Il arrive aux réseaux sociaux d’éduquer les gens, d’éveiller les consciences, par des assertions péremptoires et, a priori, sans appel. Récemment, ils ont relayé un message fort derrière un intitulé non moins fort, « Lumière sur le monde ». Le messager, un Haïtien, docteur en théologie, grand conférencier sur la toile. En énumérant, images à l’appui, les atrocités innommables des esclavagistes chrétiens sur les noirs, il dit : « Si vous prenez le temps d’étudier l’histoire de la religion chrétienne, comme moi je l’ai fait, il est impossible qu’en tant que noir, descendant d’esclaves, vous vous définissiez encore comme chrétien. Au fait, c’est une insulte à vos ancêtres… » Convainquant, si l’on oublie les pasteurs noirs américains descendants d’esclaves, dont Martin Luther King, et que, à l’âge adulte, Barack Obama, non descendant d’esclaves, s’est fait chrétien au détriment de l’islam de son père. Pas du tout convainquant donc, si l’on considère tous ces Noirs chrétiens, et que l’on s’arrête un instant sur deux grandes figures catholiques de notre histoire récente, deux figures emblématiques.
Béninois, le cardinal Bernardin Gantin fut doyen du Sacré Collège, second personnage de l’Eglise catholique romaine après le Pape, qu’il eut à remplacer, pour raison de santé, à un pèlerinage marial à Lourdes. Gantin n’a pas insulté à ses ancêtres dahoméens. Gantin a écarté l’ivraie. Il savait en effet la part déterminante prise par les siens à l’esclavage des Noirs. Il savait qu’à Ouidah, capitale mondiale du Vodun, les Dahoméens sacrifiaient au Vodun Aïzan et s’adressaient à lui, à une encablure de la Place des Enchères, « pour le supplier à faire de la vente un succès ». La vente des leurs, hommes et femmes, qu’ils avaient enchaînés et qu’ils s’en allaient livrer à l’acheteur portugais, imbu de catholicisme et très exigeant sur la qualité de la marchandise. Et les Dahoméens poussaient dans un trou hommes et femmes invendus.
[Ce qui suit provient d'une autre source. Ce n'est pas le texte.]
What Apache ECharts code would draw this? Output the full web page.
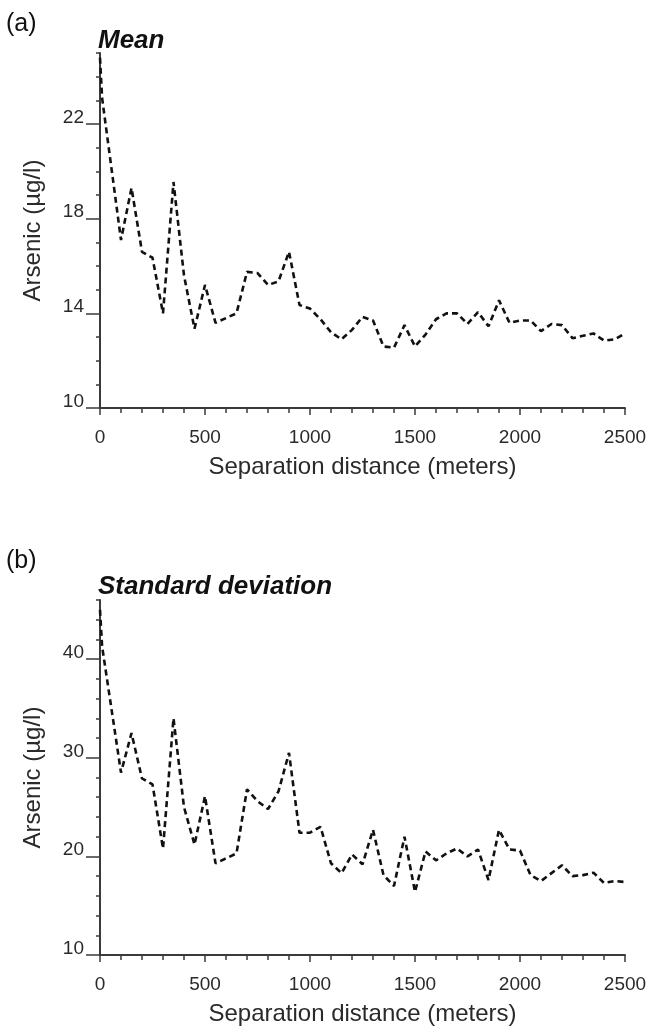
<!DOCTYPE html>
<html>
<head>
<meta charset="utf-8">
<script src="https://cdn.jsdelivr.net/npm/echarts@6/dist/echarts.min.js"></script>
<style>
  html, body { margin: 0; padding: 0; background: #fff; }
  #chart { width: 650px; height: 1029px; }
</style>
</head>
<body>
<div id="chart"></div>
<script>
// Separation distance (meters)
const distances = [0, 10, 100, 150, 200, 250, 300, 350, 400, 450, 500, 550, 600, 650, 700, 750, 800, 850, 900, 950,
  1000, 1050, 1100, 1150, 1200, 1250, 1300, 1350, 1400, 1450, 1500, 1550, 1600, 1650, 1700, 1750, 1800, 1850, 1900, 1950,
  2000, 2050, 2100, 2150, 2200, 2250, 2300, 2350, 2400, 2450, 2500];
// (a) Mean arsenic (µg/l)
const meanValues = [24.8, 23.1, 17.1, 19.3, 16.6, 16.35, 14.0, 19.55, 15.6, 13.35, 15.2, 13.6, 13.8, 14.0, 15.75, 15.7, 15.2, 15.35, 16.6, 14.35,
  14.2, 13.75, 13.2, 12.9, 13.3, 13.85, 13.7, 12.6, 12.55, 13.5, 12.6, 13.1, 13.75, 14.0, 14.0, 13.55, 14.05, 13.45, 14.55, 13.6,
  13.7, 13.7, 13.25, 13.55, 13.5, 12.95, 13.05, 13.15, 12.85, 12.9, 13.15];
// (b) Standard deviation of arsenic (µg/l)
const sdValues = [45.0, 41.3, 28.5, 32.5, 27.9, 27.3, 20.8, 34.0, 25.0, 21.2, 26.1, 19.3, 19.8, 20.3, 26.8, 25.6, 24.8, 26.6, 30.5, 22.4,
  22.4, 23.0, 19.3, 18.3, 20.2, 19.2, 22.7, 18.1, 17.0, 22.0, 16.4, 20.5, 19.6, 20.3, 20.8, 20.0, 20.7, 17.6, 22.7, 20.7,
  20.6, 18.1, 17.5, 18.3, 19.1, 18.0, 18.1, 18.35, 17.3, 17.5, 17.4];
// Tick labels
const xTicks = [0, 500, 1000, 1500, 2000, 2500];
const meanYTicks = [10, 14, 18, 22];
const sdYTicks = [10, 20, 30, 40];

const FONT = '"Liberation Sans", Arial, Helvetica, sans-serif';
const AXIS_COLOR = '#3a3a3a';
const LABEL_COLOR = '#2a2a2a';

function pairs(xs, ys) { return xs.map((x, i) => [x, ys[i]]); }

function xAxisDef(gridIndex) {
  return {
    type: 'value', gridIndex: gridIndex, min: 0, max: 2500, interval: 500,
    name: 'Separation distance (meters)', nameLocation: 'middle', nameGap: 47,
    nameTextStyle: { fontFamily: FONT, fontSize: 24, color: LABEL_COLOR },
    axisLine: { show: true, onZero: false, lineStyle: { color: AXIS_COLOR, width: 2 } },
    axisTick: { show: true, length: 7, lineStyle: { color: AXIS_COLOR, width: 1.5 } },
    minorTick: { show: true, splitNumber: 5, length: 5, lineStyle: { color: AXIS_COLOR, width: 1.5 } },
    axisLabel: { fontFamily: FONT, fontSize: 19, color: LABEL_COLOR, margin: 20,
      customValues: xTicks, formatter: function (v) { return String(v); } },
    splitLine: { show: false }
  };
}

function yAxisMain(gridIndex, min, max, ticks) {
  return {
    type: 'value', gridIndex: gridIndex, min: min, max: max, position: 'left',
    name: 'Arsenic (µg/l)', nameLocation: 'middle', nameGap: 55,
    nameTextStyle: { fontFamily: FONT, fontSize: 24, color: LABEL_COLOR },
    axisLine: { show: true, onZero: false, lineStyle: { color: AXIS_COLOR, width: 2 } },
    axisTick: { show: true, length: 14, customValues: ticks, lineStyle: { color: AXIS_COLOR, width: 1.5 } },
    axisLabel: { fontFamily: FONT, fontSize: 19, color: LABEL_COLOR, margin: 16,
      verticalAlign: 'bottom', lineHeight: 13, customValues: ticks,
      formatter: function (v) { return String(v); } },
    splitLine: { show: false }
  };
}

function yAxisMinor(gridIndex, min, max, step) {
  return {
    type: 'value', gridIndex: gridIndex, min: min, max: max, interval: step, position: 'left', offset: 0,
    axisLine: { show: false },
    axisTick: { show: true, length: 4, lineStyle: { color: AXIS_COLOR, width: 1.5 } },
    axisLabel: { show: false },
    splitLine: { show: false }
  };
}

const lineStyle = { color: '#111', width: 2.6, type: [6, 4] };

const option = {
  backgroundColor: '#fff',
  animation: false,
  title: [
    { text: '(a)', left: 6, top: 12, padding: 0, textStyle: { fontFamily: FONT, fontSize: 25, fontWeight: 'normal', color: '#111' } },
    { text: 'Mean', left: 98, top: 28, padding: 0, textStyle: { fontFamily: FONT, fontSize: 26, fontWeight: 'bold', fontStyle: 'italic', color: '#111' } },
    { text: '(b)', left: 6, top: 549, padding: 0, textStyle: { fontFamily: FONT, fontSize: 25, fontWeight: 'normal', color: '#111' } },
    { text: 'Standard deviation', left: 98, top: 574, padding: 0, textStyle: { fontFamily: FONT, fontSize: 26, fontWeight: 'bold', fontStyle: 'italic', color: '#111' } }
  ],
  grid: [
    { left: 100, width: 525, top: 53, height: 355 },
    { left: 100, width: 525, top: 600, height: 355 }
  ],
  xAxis: [xAxisDef(0), xAxisDef(1)],
  yAxis: [
    yAxisMain(0, 10, 25, meanYTicks),
    yAxisMinor(0, 10, 25, 1),
    yAxisMain(1, 10, 46, sdYTicks),
    yAxisMinor(1, 10, 46, 2)
  ],
  series: [
    { type: 'line', xAxisIndex: 0, yAxisIndex: 0, data: pairs(distances, meanValues),
      showSymbol: false, symbol: 'none', lineStyle: lineStyle },
    { type: 'line', xAxisIndex: 1, yAxisIndex: 2, data: pairs(distances, sdValues),
      showSymbol: false, symbol: 'none', lineStyle: lineStyle }
  ]
};

const chart = echarts.init(document.getElementById('chart'), null, { renderer: 'canvas' });
chart.setOption(option);
</script>
</body>
</html>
Juif polonais né à Paris, le cardinal Jean-Marie Lustiger fut archevêque de Paris, au grand dam de nombre de Français à la culture demeurée antisémite. Sur sa demande, un rabbin vint dire la prière des morts juifs à ses obsèques. Lustiger n’a pas insulté à ses ancêtres. Sa connaissance de la Thorah, le livre saint des Juifs, lui avait permis d’écarter l’ivraie. Il savait ce que Milan Kundera appelle « L’insoutenable légèreté de l’être », et que les nazis, qui ont planifié d’exterminer son peuple, adhéraient au Dieu de Jésus, fils de David, ancêtre des Juifs. Il savait que le psaume 137 se termine dans un bain de sang : « Fille de Babel, qui dois périr / heureux qui te revaudra / les maux que tu nous valus, / heureux qui saisira et brisera / tes petits contre le roc ! » Au pays de Gantin aussi, on brise les bébés : celle qui vient d’accoucher sort en larmes de la case. Au signe convenu, la briseuse va saisir le nouveau-né. Sans pitié, elle le détruit. Né par le siège ou face contre terre ou avec une fausse dent, etc., c’est un enfant sorcier, à tuer à la naissance, pour qu’il ne devienne pas le vecteur de tous les maux du village. Sans donc insulter à leurs ancêtres généalogiques, Gantin et Lustiger ont choisi, en conscience et en responsabilité, d’aller où la lumière leur paraissait plus probable que dans leur culture.
Car la quête de la lumière l’emporte sur l’attachement aux ancêtres naturels. Par leur choix libre et leur vie consentie, Gantin et Lustiger disent que chacun peut revendiquer comme ancêtres tous hommes et femmes, sans distinction de couleur ou d’origine, ayant travaillé de bonne foi et de façon notable, à l’édification des cultures humaines avec leurs ombres et leurs lumières. « Ô saisons ô châteaux / Quelle âme est sans défauts ? » L’homme ou la femme, en pleine possession de ses facultés, opte en conscience et en responsabilité pour la lumière ou pour l’ombre, et c’est en vain qu’il se défausse de son choix sur une instance extérieure à lui. Optant pour la lumière, il devrait avoir la sagesse de se demander si « la lumière en lui n’est pas ténèbres ». Vu le maître qu’ils se sont donné, Gantin et Lustiger avaient toujours à l’esprit la paradoxale mise en garde christique. En cela aussi, ils sont hérauts du moi responsable.